Kubernetes cluster is a group of nodes that help in managing and running containerized applications, specifically Linux-based applications. Kubernetes eliminates the manual process of deploying and scaling containerized applications. It also helps in running applications written in any language.

What is a DKIM key?

DKIM stands for DomainKeys Identified Mail which was designed to help email providers prevent malicious email senders by validating email from specific domains.

DKIM’s function is to verify that the sender of an email is responsible for the domain the email is from and that the email has not been tampered with. For example, if the sender is Twilio SendGrid, DKIM verifies that the email was from sendgrid.com and that domain  is owned by Twilio SendGrid.

DKIM relies on public-key cryptography, which involves a private key and a public key.

The two steps for DKIM are:

  1. A sender adds a private key on their mail servers and signs the message.
  2. The receiving server checks the public key stored in the txt record of dkimselector._domainkey.domain.com to validate the private key added by the sender.

It was the private DKIM keys of the customers that were exposed.

You can find more information about DKIM in our posts here:

Were the keys abused by an external threat agent?

No, our investigation showed no external actor had access to the keys. Our threat intel team confirmed that there was no leak of the keys.
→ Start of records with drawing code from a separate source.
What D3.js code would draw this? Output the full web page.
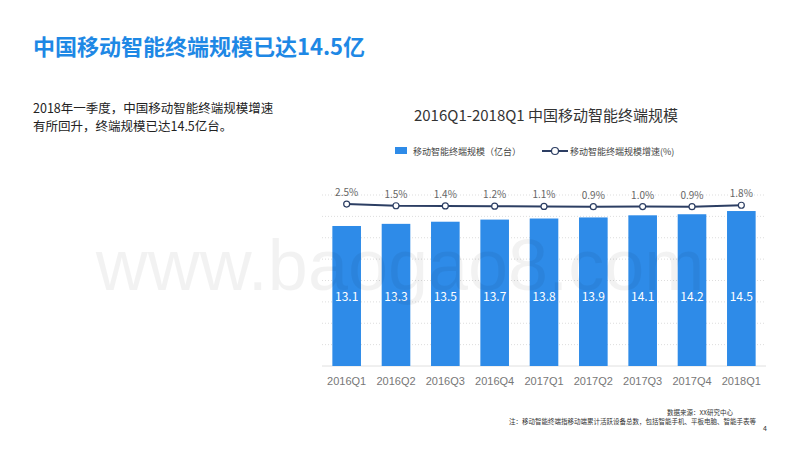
<!DOCTYPE html>
<html><head><meta charset="utf-8">
<script src="https://cdn.jsdelivr.net/npm/d3@7"></script>
<style>body{margin:0;background:#fff}svg{font-family:"Microsoft YaHei","Noto Sans CJK SC",sans-serif}</style>
</head><body><svg id="c" width="800" height="450"></svg>
<script>
const categories=["2016Q1","2016Q2","2016Q3","2016Q4","2017Q1","2017Q2","2017Q3","2017Q4","2018Q1"];
const scale=[13.1,13.3,13.5,13.7,13.8,13.9,14.1,14.2,14.5];
const growth=[2.5,1.5,1.4,1.2,1.1,0.9,1.0,0.9,1.8];
const yTicks=[0,2,4,6,8,10,12,14,16];

const svg=d3.select("#c");
svg.append("text").attr("x",33).attr("y",55).attr("font-size",22).attr("font-weight","bold").attr("fill","#1e88e5").text("中国移动智能终端规模已达14.5亿");
svg.append("text").attr("x",33).attr("y",113).attr("font-size",12.5).attr("fill","#222").text("2018年一季度，中国移动智能终端规模增速");
svg.append("text").attr("x",33).attr("y",131).attr("font-size",12.5).attr("fill","#222").text("有所回升，终端规模已达14.5亿台。");
svg.append("text").attr("x",546).attr("y",121).attr("text-anchor","middle").attr("font-size",15).attr("fill","#333").text("2016Q1-2018Q1 中国移动智能终端规模");

svg.append("rect").attr("x",395).attr("y",147).attr("width",12).attr("height",7).attr("fill","#2e8be8");
svg.append("text").attr("x",413).attr("y",155).attr("font-size",9).attr("fill","#444").text("移动智能终端规模（亿台）");
svg.append("line").attr("x1",542).attr("x2",568).attr("y1",151).attr("y2",151).attr("stroke","#2c3e63").attr("stroke-width",2);
svg.append("circle").attr("cx",555).attr("cy",151).attr("r",3.5).attr("fill","#fff").attr("stroke","#2c3e63").attr("stroke-width",1.2);
svg.append("text").attr("x",570).attr("y",155).attr("font-size",9).attr("fill","#444").text("移动智能终端规模增速(%)");

const x=d3.scaleBand().domain(categories).range([322,766]).paddingInner(0.42).paddingOuter(0.21);
const y=d3.scaleLinear().domain([0,16]).range([366,195]);
const y2=d3.scaleLinear().domain([-100,5]).range([372,200]);

svg.append("g").selectAll("line").data(yTicks.slice(1)).join("line")
 .attr("x1",322).attr("x2",766).attr("y1",d=>y(d)).attr("y2",d=>y(d))
 .attr("stroke","#ddd").attr("stroke-dasharray","1,2");
svg.append("line").attr("x1",322).attr("x2",766).attr("y1",366).attr("y2",366).attr("stroke","#e0e0e0");

svg.append("g").selectAll("rect").data(scale).join("rect")
 .attr("x",(d,i)=>x(categories[i])).attr("width",x.bandwidth())
 .attr("y",d=>y(d)).attr("height",d=>y(0)-y(d)).attr("fill","#2e8be8");
svg.append("g").selectAll("text").data(scale).join("text")
 .attr("x",(d,i)=>x(categories[i])+x.bandwidth()/2).attr("y",301).attr("text-anchor","middle")
 .attr("font-size",12).attr("fill","#fff").text(d=>d);

const cx=(i)=>x(categories[i])+x.bandwidth()/2;
svg.append("path").datum(growth).attr("fill","none").attr("stroke","#2c3e63").attr("stroke-width",2)
 .attr("d",d3.line().x((d,i)=>cx(i)).y(d=>y2(d)));
svg.append("g").selectAll("circle").data(growth).join("circle")
 .attr("cx",(d,i)=>cx(i)).attr("cy",d=>y2(d)).attr("r",3).attr("fill","#fff").attr("stroke","#2c3e63").attr("stroke-width",1.2);
svg.append("g").selectAll("text").data(growth).join("text")
 .attr("x",(d,i)=>cx(i)).attr("y",d=>y2(d)-8).attr("text-anchor","middle").attr("font-size",10).attr("fill","#666")
 .text(d=>d.toFixed(1)+"%");

const ax=svg.append("g").attr("transform","translate(0,370)").call(d3.axisBottom(x).tickSize(0));
ax.select(".domain").remove();
ax.selectAll("text").attr("font-size",11).attr("fill","#777").attr("dy","1.1em").attr("font-family","Liberation Sans, sans-serif");

svg.append("text").attr("x",400).attr("y",290).attr("text-anchor","middle").attr("font-size",72).attr("font-family","Liberation Sans, sans-serif")
 .attr("fill","#000").attr("fill-opacity",0.05).text("www.baogao8.com");

svg.append("text").attr("x",700).attr("y",415).attr("text-anchor","middle").attr("font-size",6.5).attr("fill","#333").text("数据来源：XX研究中心");
svg.append("text").attr("x",756).attr("y",424).attr("text-anchor","end").attr("font-size",6.5).attr("fill","#333").text("注：移动智能终端指移动端累计活跃设备总数，包括智能手机、平板电脑、智能手表等");
svg.append("text").attr("x",765).attr("y",431).attr("text-anchor","middle").attr("font-size",7).attr("fill","#333").text("4");
</script></body></html>
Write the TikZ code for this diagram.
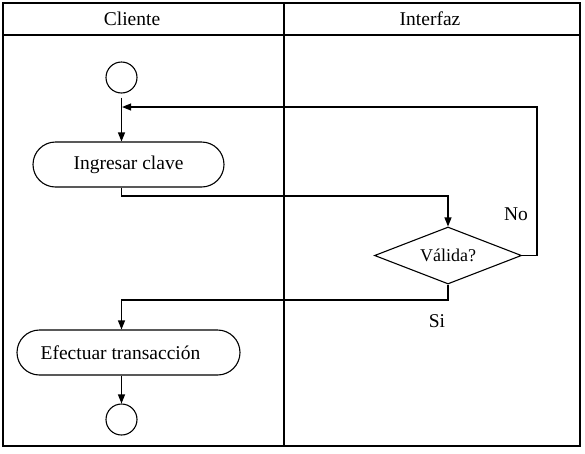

Our logs indicated no anomalies.  

How long were keys exposed?

The keys were exposed for four days. DKIM keys were added to our caching server on June 14, 2021. The misconfiguration was discovered and remediated on June 18, 2021.

Will the rotation of the key impact the delivery of my emails?

For users who configured their domain with automatic security, we intentionally asked you during the setup process to add 2 CNAME records for 2 different DKIM keys (even though we only ever use one of them at a time). This allows us to seamlessly rotate your keys without any impact to email deliverability.

For users who configured manual security, it’s important to follow the steps outlined above as those steps ensure a transition to a new key without impact to email deliverability.